What Is The Plot Of Sex In The Comics?

2026-01-15 06:06:35 181

3 Answers

Emery
Emery
2026-01-18 10:04:32
Whoa, that title sure grabs attention! If we're talking comics that weave sexuality into their plots, my mind jumps to stuff like 'Strangers in Paradise' or even the edgier arcs in 'Saga.' These stories don't just slap sex scenes for shock value—they use physical relationships to reveal character flaws, cultural tensions, or emotional turning points. I remember being blown away by how 'Habitat' used surreal body horror to talk about consent.

Comics have this sneaky advantage: the juxtaposition of images can imply what text alone might overexplain. A single panel of tangled sheets or averted eyes can carry more weight than pages of dialogue. If 'Sex in the Comics' is a real title, I hope it understands that power. The best erotic narratives—whether in 'Love and Rockets' or 'Oglaf'—balance heat with heart, making you care about the people before the undressing begins.
Oliver
Oliver
2026-01-19 02:03:23
The comic 'Sex in the Comics' isn't one I've personally come across, but the title makes me think of how mature themes are handled in graphic storytelling. From my years of diving into indie comics and underground presses, I've seen titles like 'Lost Girls' or 'Sunstone' tackle intimacy with artistic depth, blending narrative and visuals in ways that mainstream media often shies away from. These works explore relationships, power dynamics, and human vulnerability—sometimes raw, sometimes poetic.

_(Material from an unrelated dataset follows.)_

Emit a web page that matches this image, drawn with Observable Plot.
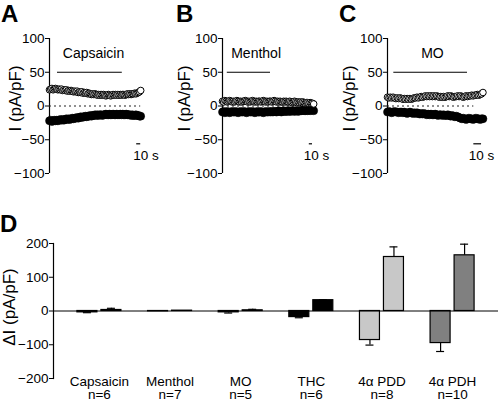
<!DOCTYPE html>
<html><head><meta charset="utf-8">
<script src="https://cdn.jsdelivr.net/npm/d3@7"></script>
<script src="https://cdn.jsdelivr.net/npm/@observablehq/plot@0.6"></script>
<style>
html,body{margin:0;padding:0;background:#fff;}
#wrap{position:relative;width:500px;height:402px;font-family:"Liberation Sans",Arial,sans-serif;overflow:hidden;}
#wrap svg{position:absolute;overflow:visible;}
.letter{position:absolute;font-weight:bold;font-size:24px;line-height:1;color:#000;}
</style></head><body><div id="wrap"></div>
<script>
// ---- Panel A (Capsaicin), sample interval 3 s ----
const capsaicinOpen = [24,25,26,24,25,26,25,24,25,24,25, 23,24,23,24,22,23,22,23,22,21,22, 21,22,20,21,20,21,19,20,19,20,18, 19,18,17,18,17,18,17,16,17,16,17, 16,17,16,15,16,17,16,15,16,17,16, 17,16,17,16,17,16,17,17,16,17,18, 17,18,17,18,18,19,18,19,20,21,23];
const capsaicinFilled = [-22,-21,-23,-22,-21,-22,-21,-22,-21,-20,-21, -20,-21,-20,-19,-20,-19,-20,-19,-18,-19,-18, -18,-17,-18,-17,-16,-17,-16,-16,-15,-16,-15, -15,-14,-15,-14,-14,-13,-14,-13,-14,-13,-13, -14,-13,-13,-12,-13,-13,-12,-13,-13,-12,-13, -13,-12,-13,-13,-12,-13,-12,-13,-13,-12,-13, -13,-13,-14,-13,-14,-14,-13,-14,-14,-15,-15];
// ---- Panel B (Menthol), sample interval 3 s ----
const mentholOpen = [7,6,8,7,6,7,8,7,6,7,6, 7,8,7,6,7,6,7,7,8,7,6, 7,6,7,8,7,6,7,6,7,7,6, 7,8,7,6,7,6,7,7,6,7,8, 7,6,7,6,7,6,6,7,6,7,6, 6,7,6,5,6,7,6,5,6,5,6, 5,6,5,4,5,5,4,5,4,4,3];
const mentholFilled = [-9,-8,-10,-9,-8,-9,-10,-9,-8,-9,-9, -8,-9,-10,-9,-8,-9,-9,-8,-9,-10,-9, -8,-9,-9,-8,-9,-10,-9,-8,-9,-9,-8, -9,-10,-9,-8,-9,-9,-8,-9,-8,-9,-8, -8,-9,-8,-7,-8,-9,-8,-7,-8,-8,-7, -8,-7,-8,-7,-7,-8,-7,-7,-8,-7,-7, -7,-6,-7,-7,-6,-7,-6,-7,-6,-6,-7];
// ---- Panel C (MO), sample interval 2 s ----
const moOpen = [13,12,13,12,13,12,11,12,11,12, 11,10,11,10,11,10,11,10,11,12, 12,13,12,13,14,13,14,15,14,15, 14,15,14,15,14,15,14,13,14,13, 14,13,14,15,14,15,14,13,14,14, 15,14,15,14,13,14,15,14,15,15, 16,15,16,16,17,16,17,18,20];
const moFilled = [-9,-8,-9,-10,-9,-8,-9,-9,-10,-9, -9,-10,-9,-10,-11,-10,-9,-10,-11,-10, -11,-10,-11,-12,-11,-12,-11,-12,-13,-12, -13,-12,-13,-13,-12,-13,-14,-13,-13,-14, -13,-14,-14,-13,-14,-15,-14,-15,-16,-15, -16,-17,-18,-19,-18,-19,-20,-19,-18,-19, -19,-20,-19,-18,-19,-19,-20,-19,-19];
const traceTicks = [-100,-50,0,50,100];

// ---- Panel D ----
const barCategories = ["Capsaicin","Menthol","MO","THC","4\u03b1 PDD","4\u03b1 PDH"];
const barN = [6,7,5,6,8,10];
const inwardMean = [-4,-1,-4,-18,-86,-95];
const inwardSem = [1,0,2,2,15,25];
const outwardMean = [3,1,2,32,160,165];
const outwardSem = [5,0,3,1,30,33];
const barColors = ["#000000","#000000","#000000","#000000","#c8c8c8","#808080"];
const barTicks = [-200,-100,0,100,200];

const FONT = "'Liberation Sans', Arial, Helvetica, sans-serif";
const wrap = document.getElementById("wrap");

function place(el, left, top){ el.style.left = left+"px"; el.style.top = top+"px"; wrap.appendChild(el); }
function letter(txt, left, top){ const d=document.createElement("div"); d.className="letter"; d.textContent=txt; d.style.left=left+"px"; d.style.top=top+"px"; wrap.appendChild(d); }

function tracePanel(o){
  const openData = o.open.map((v,i)=>({t:i*o.dt, v}));
  const filledData = o.filled.map((v,i)=>({t:i*o.dt, v}));
  return Plot.plot({
    width:o.width, height:190, marginLeft:o.marginLeft, marginRight:0, marginTop:38, marginBottom:17,
    x:{domain:[0,o.xMax], axis:null},
    y:{domain:[-100,100]},
    style:{fontFamily:FONT, background:"transparent", overflow:"visible", color:"#000"},
    marks:[
      Plot.axisY({ticks:traceTicks, tickSize:4, tickPadding:1, fontSize:13.5, label:null}),
      Plot.ruleX([0], {y1:-100, y2:100, stroke:"#000", strokeWidth:1.2}),
      Plot.ruleY([0], {x1:0, x2:o.dotEnd, stroke:"#222", strokeDasharray:"2,3", strokeWidth:1.1}),
      Plot.dot(filledData, {x:"t", y:"v", r:4, fill:"#000", stroke:"#000", strokeWidth:0.5}),
      Plot.dot(openData, {x:"t", y:"v", r:3.3, fill:"#fff", stroke:"#000", strokeWidth:1}),
      Plot.ruleY([50], {x1:o.drug[0], x2:o.drug[1], stroke:"#000", strokeWidth:1.2}),
      Plot.text([o.name], {x:o.labelT, y:78, fontSize:14}),
      Plot.ruleY([-56], {x1:o.scale[0], x2:o.scale[1], stroke:"#000", strokeWidth:1.2}),
      Plot.text(["10 s"], {x:o.textT, y:-73, fontSize:13.5}),
      Plot.text(["I (pA/pF)"], {frameAnchor:"left", textAnchor:"middle", lineAnchor:"middle", rotate:-90, dx:o.titleDx, dy:-7.5, fontSize:17})
    ]
  });
}

const pA = tracePanel({open:capsaicinOpen, filled:capsaicinFilled, dt:3, width:165, marginLeft:49, xMax:290,
  dotEnd:228, drug:[20,182], name:"Capsaicin", labelT:110, scale:[218,228], textT:241, titleDx:-34});
place(pA, 0, 0);
const pB = tracePanel({open:mentholOpen, filled:mentholFilled, dt:3, width:165, marginLeft:57, xMax:270,
  dotEnd:228, drug:[12,120], name:"Menthol", labelT:84, scale:[217,225], textT:235, titleDx:-38});
place(pB, 165, 0);
const pC = tracePanel({open:moOpen, filled:moFilled, dt:2, width:170, marginLeft:57, xMax:161,
  dotEnd:123, drug:[9,114], name:"MO", labelT:64, scale:[123,134], textT:134, titleDx:-38});
place(pC, 330, 0);

// Panel D
const rows = barCategories.map((c,i)=>({c, n:barN[i], m1:inwardMean[i], e1:inwardSem[i], m2:outwardMean[i], e2:outwardSem[i], color:barColors[i]}));
const bw = d3.scaleBand().domain(barCategories).range([53,498]).paddingInner(0.1).paddingOuter(0.2).bandwidth();
const half = bw/2;
const pD = Plot.plot({
  width:500, height:202, marginLeft:53, marginRight:2, marginTop:43, marginBottom:24,
  x:{domain:barCategories, paddingInner:0.1, paddingOuter:0.2, round:false},
  y:{domain:[-200,200]},
  style:{fontFamily:FONT, background:"transparent", overflow:"visible", color:"#000"},
  marks:[
    Plot.axisY({ticks:barTicks, tickSize:4, tickPadding:1, fontSize:13.5, label:null}),
    Plot.frame({anchor:"left", stroke:"#000", strokeWidth:1.2}),
    Plot.axisX({anchor:"bottom", tickSize:0, tickPadding:-2, fontSize:13.5, label:null, lineHeight:0.98,
      tickFormat:(d)=>`${d}\nn=${barN[barCategories.indexOf(d)]}`}),
    Plot.ruleX(rows.filter(d=>d.e1>0), {x:"c", y1:"m1", y2:d=>d.m1-d.e1, dx:-12, stroke:"#000", strokeWidth:1.2}),
    Plot.tickY(rows.filter(d=>d.e1>0), {x:"c", y:d=>d.m1-d.e1, insetLeft:half-16, insetRight:half+8, stroke:"#000", strokeWidth:1.2}),
    Plot.ruleX(rows.filter(d=>d.e2>0), {x:"c", y1:"m2", y2:d=>d.m2+d.e2, dx:12, stroke:"#000", strokeWidth:1.2}),
    Plot.tickY(rows.filter(d=>d.e2>0), {x:"c", y:d=>d.m2+d.e2, insetLeft:half+8, insetRight:half-16, stroke:"#000", strokeWidth:1.2}),
    Plot.barY(rows, {x:"c", y:"m1", fill:"color", stroke:"#000", strokeWidth:1.2, insetLeft:half-22, insetRight:half+2}),
    Plot.barY(rows, {x:"c", y:"m2", fill:"color", stroke:"#000", strokeWidth:1.2, insetLeft:half+2, insetRight:half-22}),
    Plot.ruleY([0], {stroke:"#000", strokeWidth:1}),
    Plot.text(["\u0394I (pA/pF)"], {frameAnchor:"left", textAnchor:"middle", lineAnchor:"middle", rotate:-90, dx:-44, dy:-4, fontSize:17})
  ]
});
place(pD, 0, 200);

letter("A", 1, 2);
letter("B", 176, 2);
letter("C", 339, 2);
letter("D", 0, 212);
</script></body></html>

If 'Sex in the Comics' exists, I'd guess it leans into that tradition: less about titillation and more about how comics uniquely frame desire. The medium's panel-by-panel pacing lets creators linger on moments a novel might summarize or a film might cut away from. That intimacy between reader and page is what makes erotic comics so fascinating to me—they demand active participation in filling the gaps between frames.
Yolanda
Yolanda
2026-01-20 13:40:25
Titles like that make me chuckle—they either deliver exactly what they promise or subvert expectations entirely. In manga, you get works like 'Nozoki Ana' that frame voyeurism as psychological drama, or 'Velvet Kiss' where transactional relationships unravel into something messier. Western comics play with similar themes; 'Bitch Planet' uses sexuality as rebellion, while 'Pretty Deadly' masks it under mythic violence.

If this specific comic exists, its plot likely hinges on how visual storytelling amplifies intimacy. Maybe it's a character study where bodies communicate what words can't, or a satire mocking censorship. Either way, comics about sex often shine when they treat the subject as a lens, not just a selling point.